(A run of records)
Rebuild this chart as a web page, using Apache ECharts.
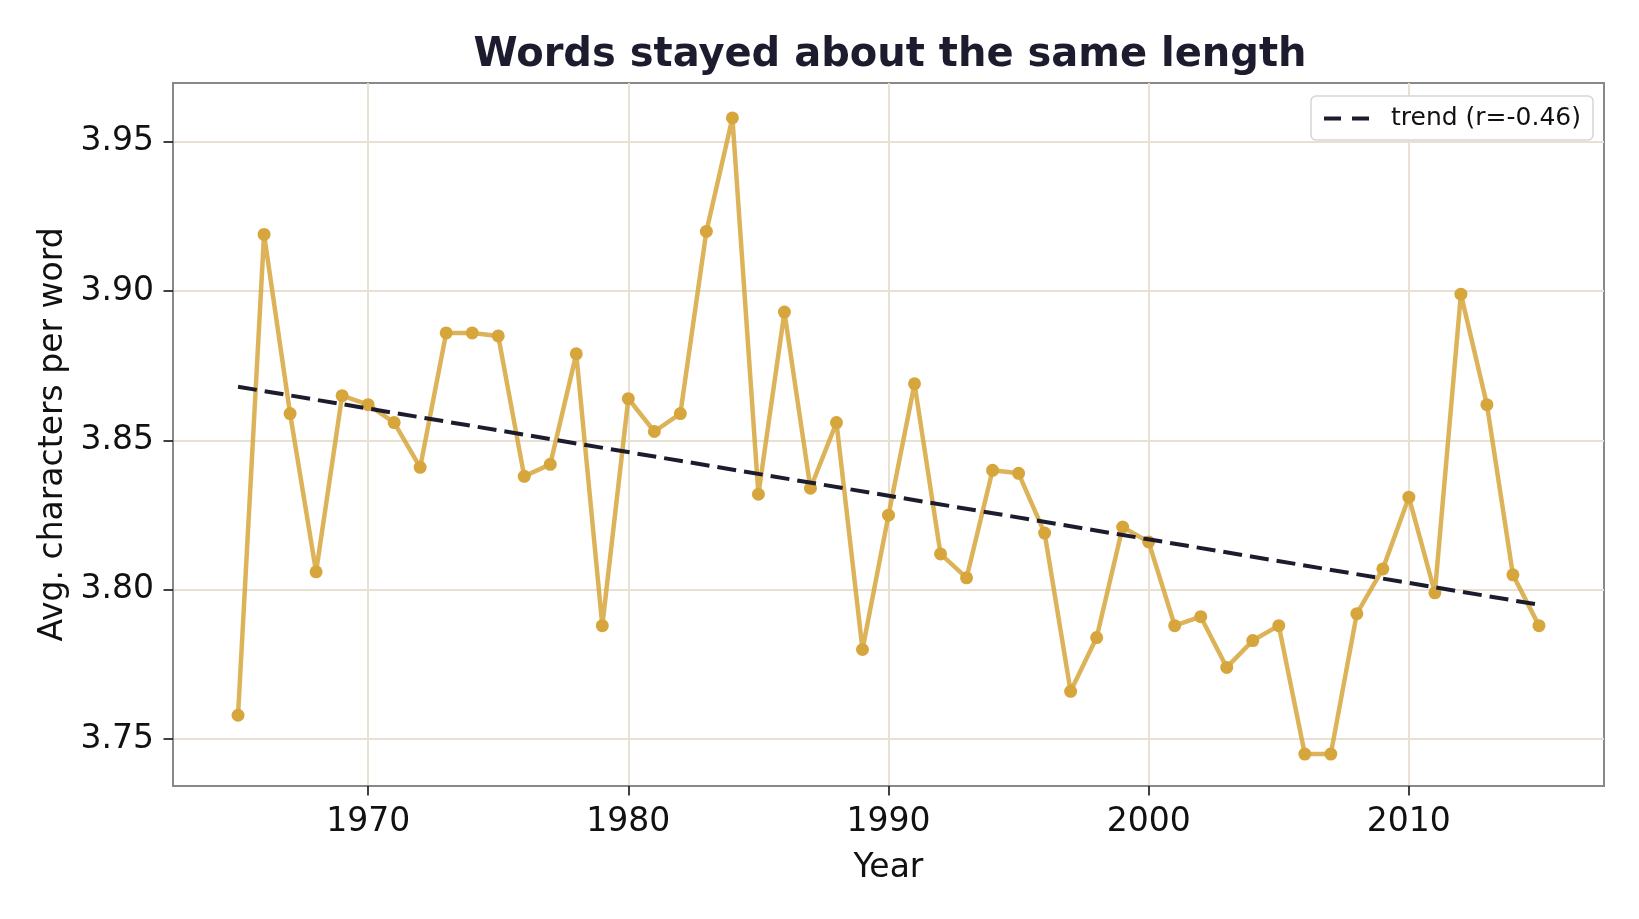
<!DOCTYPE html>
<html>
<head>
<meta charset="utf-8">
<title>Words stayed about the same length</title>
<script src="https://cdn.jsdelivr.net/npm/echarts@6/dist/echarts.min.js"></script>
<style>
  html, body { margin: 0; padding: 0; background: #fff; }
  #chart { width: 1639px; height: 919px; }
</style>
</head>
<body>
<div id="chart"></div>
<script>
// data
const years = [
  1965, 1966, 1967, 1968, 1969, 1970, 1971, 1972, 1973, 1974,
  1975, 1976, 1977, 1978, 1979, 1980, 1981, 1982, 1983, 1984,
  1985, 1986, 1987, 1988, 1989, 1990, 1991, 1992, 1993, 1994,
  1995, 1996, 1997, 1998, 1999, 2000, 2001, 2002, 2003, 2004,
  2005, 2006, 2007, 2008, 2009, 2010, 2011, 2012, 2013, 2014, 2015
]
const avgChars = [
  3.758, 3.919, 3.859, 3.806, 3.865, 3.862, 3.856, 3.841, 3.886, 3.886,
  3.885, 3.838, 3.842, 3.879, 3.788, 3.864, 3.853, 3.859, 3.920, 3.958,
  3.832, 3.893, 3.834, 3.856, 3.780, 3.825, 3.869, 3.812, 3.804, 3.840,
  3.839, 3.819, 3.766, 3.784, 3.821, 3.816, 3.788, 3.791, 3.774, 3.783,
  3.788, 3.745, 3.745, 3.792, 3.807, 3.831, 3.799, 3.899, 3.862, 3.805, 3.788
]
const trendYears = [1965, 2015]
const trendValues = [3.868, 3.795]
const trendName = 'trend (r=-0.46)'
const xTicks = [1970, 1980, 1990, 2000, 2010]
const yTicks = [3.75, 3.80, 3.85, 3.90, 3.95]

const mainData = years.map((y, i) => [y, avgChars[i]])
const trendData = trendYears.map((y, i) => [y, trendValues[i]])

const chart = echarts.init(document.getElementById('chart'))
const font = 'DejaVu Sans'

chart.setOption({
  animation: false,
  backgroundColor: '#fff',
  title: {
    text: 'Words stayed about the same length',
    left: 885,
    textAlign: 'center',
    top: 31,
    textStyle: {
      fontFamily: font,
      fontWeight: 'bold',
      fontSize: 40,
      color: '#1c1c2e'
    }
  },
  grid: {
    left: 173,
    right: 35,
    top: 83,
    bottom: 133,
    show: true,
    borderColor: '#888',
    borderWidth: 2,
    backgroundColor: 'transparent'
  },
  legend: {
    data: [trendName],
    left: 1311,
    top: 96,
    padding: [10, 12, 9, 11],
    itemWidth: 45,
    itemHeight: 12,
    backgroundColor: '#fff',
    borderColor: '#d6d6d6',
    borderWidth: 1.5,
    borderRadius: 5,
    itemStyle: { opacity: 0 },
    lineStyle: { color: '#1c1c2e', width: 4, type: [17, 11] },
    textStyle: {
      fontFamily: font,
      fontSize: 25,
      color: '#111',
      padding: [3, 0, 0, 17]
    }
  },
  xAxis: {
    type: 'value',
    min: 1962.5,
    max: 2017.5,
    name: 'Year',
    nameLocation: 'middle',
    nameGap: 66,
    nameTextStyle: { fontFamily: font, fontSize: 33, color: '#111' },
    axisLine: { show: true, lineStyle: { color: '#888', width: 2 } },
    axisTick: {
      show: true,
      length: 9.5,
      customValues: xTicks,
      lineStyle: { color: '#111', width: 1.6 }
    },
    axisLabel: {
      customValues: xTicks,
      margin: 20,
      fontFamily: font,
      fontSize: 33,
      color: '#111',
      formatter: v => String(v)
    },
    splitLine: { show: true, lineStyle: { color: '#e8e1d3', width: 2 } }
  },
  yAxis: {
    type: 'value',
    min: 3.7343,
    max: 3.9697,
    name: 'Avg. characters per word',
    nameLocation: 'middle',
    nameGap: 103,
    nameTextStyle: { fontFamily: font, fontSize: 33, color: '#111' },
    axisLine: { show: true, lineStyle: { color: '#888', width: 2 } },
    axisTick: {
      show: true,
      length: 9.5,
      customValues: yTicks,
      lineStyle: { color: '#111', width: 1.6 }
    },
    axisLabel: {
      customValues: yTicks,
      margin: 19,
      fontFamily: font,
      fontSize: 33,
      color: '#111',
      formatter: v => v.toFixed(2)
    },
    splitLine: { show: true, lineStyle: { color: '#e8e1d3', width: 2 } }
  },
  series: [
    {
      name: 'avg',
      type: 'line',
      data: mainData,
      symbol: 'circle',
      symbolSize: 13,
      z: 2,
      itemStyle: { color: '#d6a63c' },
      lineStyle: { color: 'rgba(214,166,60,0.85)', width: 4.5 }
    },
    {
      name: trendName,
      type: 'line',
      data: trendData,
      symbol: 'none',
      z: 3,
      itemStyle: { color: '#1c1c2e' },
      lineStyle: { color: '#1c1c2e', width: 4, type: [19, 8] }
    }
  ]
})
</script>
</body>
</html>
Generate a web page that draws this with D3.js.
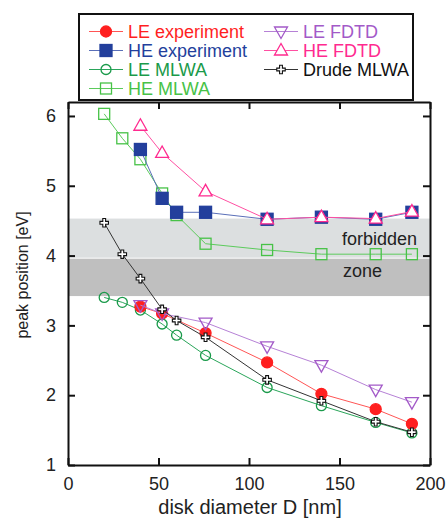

**Exercise instructions:** Extract the full listing above verbatim; pictures are to be left out of the copy.

**Task result:**
Rebuild this chart as a web page, using Apache ECharts.
<!DOCTYPE html>
<html>
<head>
<meta charset="utf-8">
<title>Words stayed about the same length</title>
<script src="https://cdn.jsdelivr.net/npm/echarts@6/dist/echarts.min.js"></script>
<style>
  html, body { margin: 0; padding: 0; background: #fff; }
  #chart { width: 1639px; height: 919px; }
</style>
</head>
<body>
<div id="chart"></div>
<script>
// data
const years = [
  1965, 1966, 1967, 1968, 1969, 1970, 1971, 1972, 1973, 1974,
  1975, 1976, 1977, 1978, 1979, 1980, 1981, 1982, 1983, 1984,
  1985, 1986, 1987, 1988, 1989, 1990, 1991, 1992, 1993, 1994,
  1995, 1996, 1997, 1998, 1999, 2000, 2001, 2002, 2003, 2004,
  2005, 2006, 2007, 2008, 2009, 2010, 2011, 2012, 2013, 2014, 2015
]
const avgChars = [
  3.758, 3.919, 3.859, 3.806, 3.865, 3.862, 3.856, 3.841, 3.886, 3.886,
  3.885, 3.838, 3.842, 3.879, 3.788, 3.864, 3.853, 3.859, 3.920, 3.958,
  3.832, 3.893, 3.834, 3.856, 3.780, 3.825, 3.869, 3.812, 3.804, 3.840,
  3.839, 3.819, 3.766, 3.784, 3.821, 3.816, 3.788, 3.791, 3.774, 3.783,
  3.788, 3.745, 3.745, 3.792, 3.807, 3.831, 3.799, 3.899, 3.862, 3.805, 3.788
]
const trendYears = [1965, 2015]
const trendValues = [3.868, 3.795]
const trendName = 'trend (r=-0.46)'
const xTicks = [1970, 1980, 1990, 2000, 2010]
const yTicks = [3.75, 3.80, 3.85, 3.90, 3.95]

const mainData = years.map((y, i) => [y, avgChars[i]])
const trendData = trendYears.map((y, i) => [y, trendValues[i]])

const chart = echarts.init(document.getElementById('chart'))
const font = 'DejaVu Sans'

chart.setOption({
  animation: false,
  backgroundColor: '#fff',
  title: {
    text: 'Words stayed about the same length',
    left: 885,
    textAlign: 'center',
    top: 31,
    textStyle: {
      fontFamily: font,
      fontWeight: 'bold',
      fontSize: 40,
      color: '#1c1c2e'
    }
  },
  grid: {
    left: 173,
    right: 35,
    top: 83,
    bottom: 133,
    show: true,
    borderColor: '#888',
    borderWidth: 2,
    backgroundColor: 'transparent'
  },
  legend: {
    data: [trendName],
    left: 1311,
    top: 96,
    padding: [10, 12, 9, 11],
    itemWidth: 45,
    itemHeight: 12,
    backgroundColor: '#fff',
    borderColor: '#d6d6d6',
    borderWidth: 1.5,
    borderRadius: 5,
    itemStyle: { opacity: 0 },
    lineStyle: { color: '#1c1c2e', width: 4, type: [17, 11] },
    textStyle: {
      fontFamily: font,
      fontSize: 25,
      color: '#111',
      padding: [3, 0, 0, 17]
    }
  },
  xAxis: {
    type: 'value',
    min: 1962.5,
    max: 2017.5,
    name: 'Year',
    nameLocation: 'middle',
    nameGap: 66,
    nameTextStyle: { fontFamily: font, fontSize: 33, color: '#111' },
    axisLine: { show: true, lineStyle: { color: '#888', width: 2 } },
    axisTick: {
      show: true,
      length: 9.5,
      customValues: xTicks,
      lineStyle: { color: '#111', width: 1.6 }
    },
    axisLabel: {
      customValues: xTicks,
      margin: 20,
      fontFamily: font,
      fontSize: 33,
      color: '#111',
      formatter: v => String(v)
    },
    splitLine: { show: true, lineStyle: { color: '#e8e1d3', width: 2 } }
  },
  yAxis: {
    type: 'value',
    min: 3.7343,
    max: 3.9697,
    name: 'Avg. characters per word',
    nameLocation: 'middle',
    nameGap: 103,
    nameTextStyle: { fontFamily: font, fontSize: 33, color: '#111' },
    axisLine: { show: true, lineStyle: { color: '#888', width: 2 } },
    axisTick: {
      show: true,
      length: 9.5,
      customValues: yTicks,
      lineStyle: { color: '#111', width: 1.6 }
    },
    axisLabel: {
      customValues: yTicks,
      margin: 19,
      fontFamily: font,
      fontSize: 33,
      color: '#111',
      formatter: v => v.toFixed(2)
    },
    splitLine: { show: true, lineStyle: { color: '#e8e1d3', width: 2 } }
  },
  series: [
    {
      name: 'avg',
      type: 'line',
      data: mainData,
      symbol: 'circle',
      symbolSize: 13,
      z: 2,
      itemStyle: { color: '#d6a63c' },
      lineStyle: { color: 'rgba(214,166,60,0.85)', width: 4.5 }
    },
    {
      name: trendName,
      type: 'line',
      data: trendData,
      symbol: 'none',
      z: 3,
      itemStyle: { color: '#1c1c2e' },
      lineStyle: { color: '#1c1c2e', width: 4, type: [19, 8] }
    }
  ]
})
</script>
</body>
</html>
Generate a web page that draws this with D3.js.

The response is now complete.